Over the past week, we have heard a lot about streetcars that were stuck in the yard or failed in service because of frozen air lines.
If the air isn’t dry, moisture condenses and freezes, blocking air movement. Whatever system that air line runs – such as releasing the brakes – stops working, and the streetcar is stuck just as if it were frozen to the rails. Think of this as sclerosis for streetcars.
Drying the air has been an issue for the streetcar fleet more or less since it was delivered 30 years ago, and the problem is worse on the long ALRVs than on the shorter, and older, CLRVs. One can only wonder if this is yet another subsystem where the TTC gambled that things would keep running until new cars arrived.

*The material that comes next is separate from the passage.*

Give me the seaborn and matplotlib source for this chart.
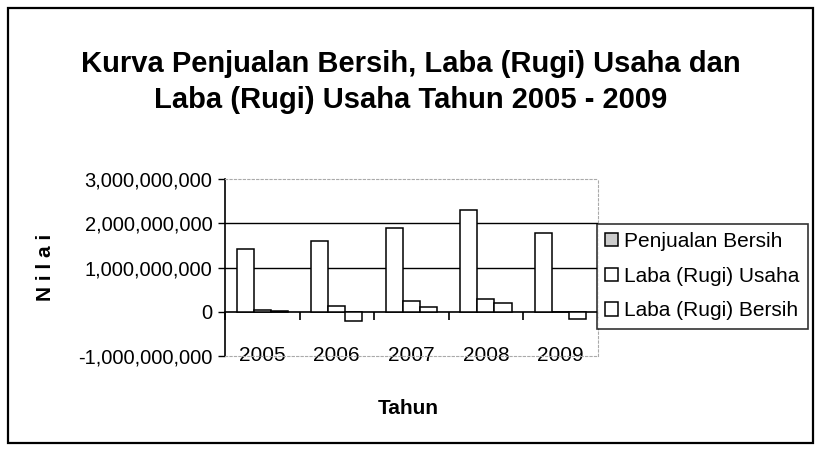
import numpy as np
import pandas as pd
import seaborn as sns
import matplotlib.pyplot as plt
from matplotlib.patches import Rectangle
from matplotlib.ticker import FuncFormatter, FixedLocator

sns.set_theme(style="white")
plt.rcParams['font.family'] = ['Liberation Sans Narrow', 'Liberation Sans', 'DejaVu Sans']
plt.rcParams['text.color'] = 'black'
plt.rcParams['axes.labelcolor'] = 'black'
plt.rcParams['xtick.color'] = 'black'
plt.rcParams['ytick.color'] = 'black'

tahun = ['2005', '2006', '2007', '2008', '2009']
penjualan_bersih = [1415e6, 1610e6, 1900e6, 2300e6, 1780e6]
laba_usaha = [40e6, 135e6, 240e6, 290e6, 0]
laba_bersih = [10e6, -200e6, 100e6, 200e6, -165e6]
seri = ['Penjualan Bersih', 'Laba (Rugi) Usaha', 'Laba (Rugi) Bersih']

df = pd.DataFrame({'Tahun': tahun * 3,
                   'Nilai': penjualan_bersih + laba_usaha + laba_bersih,
                   'Seri': [s for s in seri for _ in tahun]})

fig = plt.figure(figsize=(8.21, 4.5), dpi=100)
ax = fig.add_axes([0.274, 0.209, 0.454, 0.393])

sns.barplot(data=df, x='Tahun', y='Nilai', hue='Seri', ax=ax,
            palette=['white', 'white', 'white'], edgecolor='black', linewidth=1.1,
            width=0.69, gap=0, legend=True)

ax.set_ylim(-1e9, 3e9)
ax.set_xlim(-0.5, 4.5)
ax.set_yticks([-1e9, 0, 1e9, 2e9, 3e9])
ax.yaxis.set_major_formatter(FuncFormatter(lambda v, p: f'{v:,.0f}'))
ax.tick_params(axis='y', left=True, length=5, width=1, color='black', labelsize=14.5, pad=4)
ax.set_ylabel('')
ax.set_xlabel('')

# grid lines only at 1e9 and 2e9
ax.yaxis.grid(True, color='black', linewidth=1)
for val, gl in zip(ax.get_yticks(), ax.yaxis.get_gridlines()):
    if val not in (1e9, 2e9):
        gl.set_visible(False)

# year labels at bottom inside plot area
ax.tick_params(axis='x', bottom=False, labelsize=15, pad=-13)

for s in ['top', 'right', 'bottom']:
    ax.spines[s].set_color('#aaaaaa')
    ax.spines[s].set_linestyle((0, (2, 2)))
    ax.spines[s].set_linewidth(0.8)
ax.spines['left'].set_color('black')
ax.spines['left'].set_linewidth(1.2)

# zero axis with category-boundary ticks
sec = ax.secondary_xaxis(0.25)
sec.xaxis.set_major_locator(FixedLocator(np.arange(-0.5, 5, 1)))
sec.tick_params(axis='x', length=6, width=1.2, color='black', labelbottom=False, direction='out')
sec.spines['bottom'].set_color('black')
sec.spines['bottom'].set_linewidth(1.2)

handles, labels = ax.get_legend_handles_labels()
ax.get_legend().remove()
handles[0].set_facecolor('#cccccc')
leg = fig.legend(handles, labels, loc='upper left', bbox_to_anchor=(0.727, 0.503),
                 frameon=True, fancybox=False, edgecolor='black', fontsize=15,
                 handlelength=0.6, handleheight=0.6, handletextpad=0.3,
                 labelspacing=0.75, borderpad=0.4, borderaxespad=0)
leg.get_frame().set_linewidth(1.2)

fig.text(0.5, 0.818, 'Kurva Penjualan Bersih, Laba (Rugi) Usaha dan\nLaba (Rugi) Usaha Tahun 2005 - 2009',
         ha='center', va='center', fontsize=21, fontweight='bold', linespacing=1.4)
fig.text(0.056, 0.405, 'N i l a i', rotation=90, ha='center', va='center',
         fontsize=15, fontweight='bold')
fig.text(0.497, 0.093, 'Tahun', ha='center', va='center', fontsize=15, fontweight='bold')

fig.patches.append(Rectangle((0.01, 0.015), 0.98, 0.968, transform=fig.transFigure,
                             fill=False, edgecolor='black', linewidth=1.6))

fig.savefig('out.png', dpi=100)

Record cold weather meant anything that was borderline temperature sensitive has failed, and riders have seen the effects.
The new cars are over a year late. If the wait means they work perfectly “out of the box” I will be ecstatic – the Toronto Rocket subway trains have not exactly inspired confidence in Bombardier.
The partial replacement of streetcars by buses led inevitably to musing by Councillor Doug Ford that maybe we should just make this a permanent arrangement. The Ford family is well known for looking for any excuse to rid Toronto of what they see as a nuisance.
This begs two very important sets of questions for the TTC and its current chair, Karen Stintz. Will they rise to the streetcars’ defence not just for the short, post-deep-freeze, but for their long-term future?
First off, cold though it may be, the glaciers are receding, and by the weekend it will be almost balmy. Ice will melt. Sidewalk cafés will spring to life. But what about the streetcars?
According to the TTC’s Chris Upfold, most of the PM peak streetcar service operated on Wednesday evening and they hope to be close to 100% for Thursday. That’s an important sign that this really is a short term, weather related problem.
Second, whenever someone talks about buses replacing streetcars, we always get into a debate about how bad the bus congestion would be. In the short term this presumes we even have the buses to spare. In the longer term it means more buses, the noise and fumes they bring, and, if TTC history is anything to go by, service that will be as little as they can get away with thanks to the cost of all those extra operators.
Yes, articulated buses would carry more, but so will the new streetcars. The big question for the TTC is “how many new cars will you run”? They have been rather evasive on this although the streetcar fleet plan does give route by route numbers. Part of their focus is on trying to get more reliable service, and through that, better utilization of the route’s theoretical capacity.
Anyone who thinks Queen and King might be better off should try the Dufferin bus someday.
Dufferin’s AM peak service is about 23 buses/hour. Convert that to “short” CLRV streetcars, and it is roughly 16/hour (counting 1 streetcar as 1.5 buses). The King car is scheduled for 30/hour and some of those are the longer ALRVs. We would need twice the level of service on Dufferin to handle existing capacity requirements on King.
Back in the 1990s, ridership on the TTC fell through the floor, a loss of about 20 percent that was compounded by the Harris-era abandonment of transit funding. In 1997, the TTC had enough spare streetcars that they could open a new line – Spadina – without expanding the fleet.
Since then, the standard response to calls for better streetcar service has been “we have no spare cars”. Riders have seen over 15 years of growth in demand with almost no improvements in service.
The TTC knows it has a backlog and that even more growth is to come. On top of the 204 new cars now on order, the TTC would like to buy 60 more.
Doing the same thing with buses would take a huge fleet. Streets that are now “clogged” with streetcars would be even worse off. Most streetcar lines are four lanes wide with parking banned only peak period, peak direction. Buses may pull over at stops, provided they can reach the curb, and then they have to pull out again. The experience for standing passengers is not pleasant, and there is no guarantee those buses would actually clear the middle lane.
If the TTC really believes in streetcars and if Chair Stintz really believes in their ability to handle the strong growth now happening thanks to downtown intensification, they should be telling Doug Ford and anyone else who would listen about what the new cars can and will do.
Yes, better service will cost more money. Both Stintz and TTC CEO Andy Byford have played the “we can get by” card to keep Rob Ford happy, while riders grumble about service that is full and unreliable.
Now is the time for the TTC to be positive about what the streetcars can do for Toronto, to show advocacy for this important part of our transit system.